— Given material —
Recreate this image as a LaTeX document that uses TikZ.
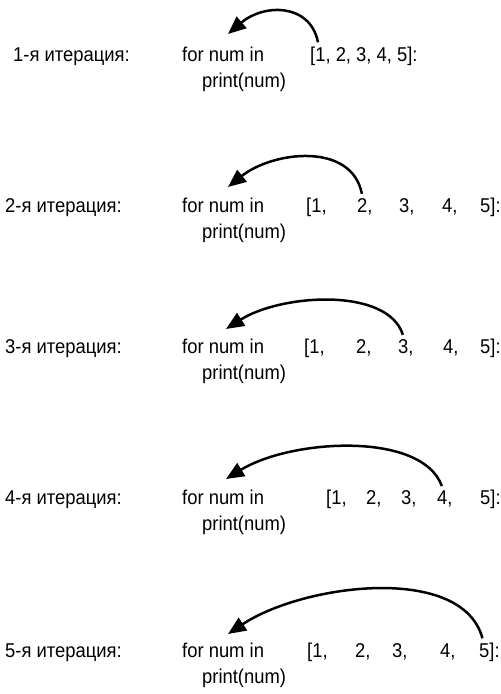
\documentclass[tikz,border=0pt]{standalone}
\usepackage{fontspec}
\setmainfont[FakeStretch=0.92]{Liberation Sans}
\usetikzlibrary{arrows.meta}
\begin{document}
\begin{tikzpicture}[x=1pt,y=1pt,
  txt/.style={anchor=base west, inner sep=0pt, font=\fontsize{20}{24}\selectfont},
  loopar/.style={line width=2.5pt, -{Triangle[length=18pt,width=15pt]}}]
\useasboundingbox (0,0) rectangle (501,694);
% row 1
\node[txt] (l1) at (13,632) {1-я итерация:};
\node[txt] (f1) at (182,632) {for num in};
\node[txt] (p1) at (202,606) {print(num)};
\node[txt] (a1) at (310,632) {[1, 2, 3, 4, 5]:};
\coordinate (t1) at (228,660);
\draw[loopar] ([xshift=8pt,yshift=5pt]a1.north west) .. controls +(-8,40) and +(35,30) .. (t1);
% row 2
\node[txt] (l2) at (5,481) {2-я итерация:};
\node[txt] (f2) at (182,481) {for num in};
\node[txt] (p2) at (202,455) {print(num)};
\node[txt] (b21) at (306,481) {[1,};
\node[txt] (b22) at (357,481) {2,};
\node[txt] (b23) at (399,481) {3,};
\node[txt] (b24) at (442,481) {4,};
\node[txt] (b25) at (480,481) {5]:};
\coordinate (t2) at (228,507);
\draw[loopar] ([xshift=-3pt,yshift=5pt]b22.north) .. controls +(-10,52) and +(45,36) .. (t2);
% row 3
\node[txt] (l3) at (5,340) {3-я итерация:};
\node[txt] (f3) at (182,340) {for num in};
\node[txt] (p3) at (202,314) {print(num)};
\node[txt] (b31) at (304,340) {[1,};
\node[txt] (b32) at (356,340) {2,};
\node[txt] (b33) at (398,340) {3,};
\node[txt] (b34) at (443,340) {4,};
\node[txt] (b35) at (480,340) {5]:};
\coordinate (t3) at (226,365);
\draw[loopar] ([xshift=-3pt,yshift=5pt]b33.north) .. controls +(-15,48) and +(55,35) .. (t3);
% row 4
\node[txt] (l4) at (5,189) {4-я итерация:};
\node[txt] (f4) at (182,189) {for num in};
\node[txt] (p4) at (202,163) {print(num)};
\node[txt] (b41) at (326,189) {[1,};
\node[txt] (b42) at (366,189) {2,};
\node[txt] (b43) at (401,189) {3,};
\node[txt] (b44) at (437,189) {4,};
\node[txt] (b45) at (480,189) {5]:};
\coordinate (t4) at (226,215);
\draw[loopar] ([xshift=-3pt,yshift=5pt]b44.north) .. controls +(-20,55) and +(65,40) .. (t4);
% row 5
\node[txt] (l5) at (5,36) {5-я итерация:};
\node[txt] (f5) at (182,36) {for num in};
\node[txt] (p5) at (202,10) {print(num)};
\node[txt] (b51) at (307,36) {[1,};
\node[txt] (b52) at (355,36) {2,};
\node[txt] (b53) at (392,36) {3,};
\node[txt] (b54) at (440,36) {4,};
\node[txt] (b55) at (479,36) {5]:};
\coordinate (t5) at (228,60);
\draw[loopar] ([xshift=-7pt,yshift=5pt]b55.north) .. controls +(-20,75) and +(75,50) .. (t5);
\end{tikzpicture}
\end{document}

— Directive —
Transcribe the material exactly, keeping every word and none of the pictures.

— Response to this exercise —
Recreate this image as a LaTeX document that uses TikZ.
\documentclass[tikz,border=0pt]{standalone}
\usepackage{fontspec}
\setmainfont[FakeStretch=0.92]{Liberation Sans}
\usetikzlibrary{arrows.meta}
\begin{document}
\begin{tikzpicture}[x=1pt,y=1pt,
  txt/.style={anchor=base west, inner sep=0pt, font=\fontsize{20}{24}\selectfont},
  loopar/.style={line width=2.5pt, -{Triangle[length=18pt,width=15pt]}}]
\useasboundingbox (0,0) rectangle (501,694);
% row 1
\node[txt] (l1) at (13,632) {1-я итерация:};
\node[txt] (f1) at (182,632) {for num in};
\node[txt] (p1) at (202,606) {print(num)};
\node[txt] (a1) at (310,632) {[1, 2, 3, 4, 5]:};
\coordinate (t1) at (228,660);
\draw[loopar] ([xshift=8pt,yshift=5pt]a1.north west) .. controls +(-8,40) and +(35,30) .. (t1);
% row 2
\node[txt] (l2) at (5,481) {2-я итерация:};
\node[txt] (f2) at (182,481) {for num in};
\node[txt] (p2) at (202,455) {print(num)};
\node[txt] (b21) at (306,481) {[1,};
\node[txt] (b22) at (357,481) {2,};
\node[txt] (b23) at (399,481) {3,};
\node[txt] (b24) at (442,481) {4,};
\node[txt] (b25) at (480,481) {5]:};
\coordinate (t2) at (228,507);
\draw[loopar] ([xshift=-3pt,yshift=5pt]b22.north) .. controls +(-10,52) and +(45,36) .. (t2);
% row 3
\node[txt] (l3) at (5,340) {3-я итерация:};
\node[txt] (f3) at (182,340) {for num in};
\node[txt] (p3) at (202,314) {print(num)};
\node[txt] (b31) at (304,340) {[1,};
\node[txt] (b32) at (356,340) {2,};
\node[txt] (b33) at (398,340) {3,};
\node[txt] (b34) at (443,340) {4,};
\node[txt] (b35) at (480,340) {5]:};
\coordinate (t3) at (226,365);
\draw[loopar] ([xshift=-3pt,yshift=5pt]b33.north) .. controls +(-15,48) and +(55,35) .. (t3);
% row 4
\node[txt] (l4) at (5,189) {4-я итерация:};
\node[txt] (f4) at (182,189) {for num in};
\node[txt] (p4) at (202,163) {print(num)};
\node[txt] (b41) at (326,189) {[1,};
\node[txt] (b42) at (366,189) {2,};
\node[txt] (b43) at (401,189) {3,};
\node[txt] (b44) at (437,189) {4,};
\node[txt] (b45) at (480,189) {5]:};
\coordinate (t4) at (226,215);
\draw[loopar] ([xshift=-3pt,yshift=5pt]b44.north) .. controls +(-20,55) and +(65,40) .. (t4);
% row 5
\node[txt] (l5) at (5,36) {5-я итерация:};
\node[txt] (f5) at (182,36) {for num in};
\node[txt] (p5) at (202,10) {print(num)};
\node[txt] (b51) at (307,36) {[1,};
\node[txt] (b52) at (355,36) {2,};
\node[txt] (b53) at (392,36) {3,};
\node[txt] (b54) at (440,36) {4,};
\node[txt] (b55) at (479,36) {5]:};
\coordinate (t5) at (228,60);
\draw[loopar] ([xshift=-7pt,yshift=5pt]b55.north) .. controls +(-20,75) and +(75,50) .. (t5);
\end{tikzpicture}
\end{document}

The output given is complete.